В те годы получить разрешение на путешествие в капстрану было очень непросто, я еще ни разу не выезжал за пределы стран так называемого соцлагеря. Поэтому мы с Вадимом подумали, что намного проще организовать звонок из Москвы в нью-йоркскую редакцию или в крайнем случае в парижское бюро «Тайм». И если на том конце провода спросят, откуда мне известно о готовящейся публикации мемуаров Хрущева, я в качестве источника информации назову Агентство печати «Новости» (АПН).
Оба варианта «Операции Х», так мы нарекли для себя это задание, Вадим доложил Суперу. К моему удивлению, был выбран более сложный с нашей точки зрения вариант: в самом скором времени мы с Бирюковым должны были вылететь в Париж. «Проблемы с паспортами не будет, пусть это вас не волнует», — заверил Владимир Петрович.
Кроме того, были утверждены два варианта разговора.

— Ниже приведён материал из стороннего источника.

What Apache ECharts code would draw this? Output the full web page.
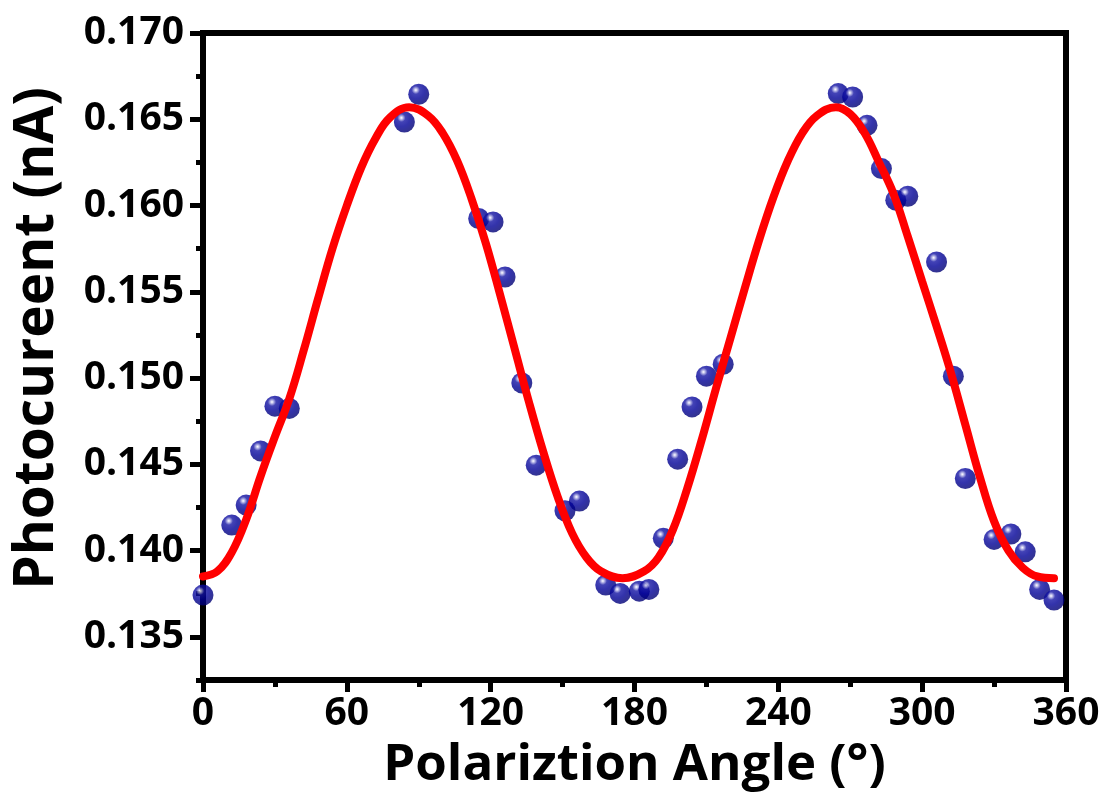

Первый со ссылкой на АПН, предложенный нами. Второй — более жесткий: в случае необходимости я должен был дать понять, что выступаю от лица людей осведомленных и облеченных властью. Текст был согласован с Супером до запятой.
Звонок из Москвы был запрещен категорически. Поразмыслив, мы с Вадимом пришли к выводу, что Владимир Петрович по какой-то причине хочет сохранить нашу «операцию» в тайне не только от стратегических противников, но и от коллег. Это было странно и тревожно.
В том случае, если МакМанус окажется не в теме, надлежало позвонить в Нью-Йорк, но только из телефона-автомата.
В Париж мы отправились по так называемым «синим» служебным паспортам под видом сотрудников АПН.
Все это время я находился в состоянии постоянного стресса, если не сказать шока. Было уже ясно, что предстоит участие в очень серьезном деле, истинные масштабы которого я смог оценить только много лет спустя, когда стало известно, кто, как и зачем убедил Хрущева написать воспоминания.
«А если не удастся выполнить задание?» — постоянно крутилось в голове. Учтите, ведь я не был специально обученным агентом. Оказался втянутым в круговорот высокой политики совершенно неожиданно для себя и ничего не понимал. Я терзался от мысли, что не сумею во время разговора держаться естественно, быть убедительным и скрыть свою неосведомленность от американцев.
Представлял себя чуть ли не Константином Ладейниковым — разведчиком из популярного тогда фильма «Мертвый сезон». Мне очень нравился этот герой. Правда, его раскрыли...
В тревожном ожидании прошло несколько дней. Накануне отъезда заглянули в ресторан Дома журналиста: подвести некоторые итоги и немного расслабиться. Вадим тоже нервничал и, чтобы поднять настроение, поведал о комичном эпизоде, связанном с отставкой Хрущева. После назначения в отдел Супера он был отправлен на курсы подготовки оперативного состава при Высшей школе КГБ. Во время одного из занятий в учебный зал без стука вошли двое, молча сняли со стены портрет генсека и вынесли вон. «А теперь представь себе состояние молодых людей, только что принятых на работу в КГБ! — рассказывал он. — Это было настоящее потрясение, но никто не проронил не то что слова — звука.
Вечером стало известно о решении Пленума ЦК...»
Мы оба, хоть и по разным причинам, с нетерпением ждали встречи с Парижем. Вадим ребенком жил там с родителями и хотел вспомнить детство. А я давно мечтал увидеть город, которым так восхищался Хемингуэй. В начале шестидесятых вместе с Михаилом Бруком и Львом Петровым — мужем приемной дочери Хрущева Юлии — мне довелось переводить на русский язык его «Праздник, который всегда с тобой». На этой книге и основывались мои представления о французской столице. Мы с Вадимом решили, что она будет нашим путеводителем. Кроме «Праздника» прихватили «сувениры»: солидный запас водки, армянского коньяка и черной икры, на вывоз которых получили специальное разрешение.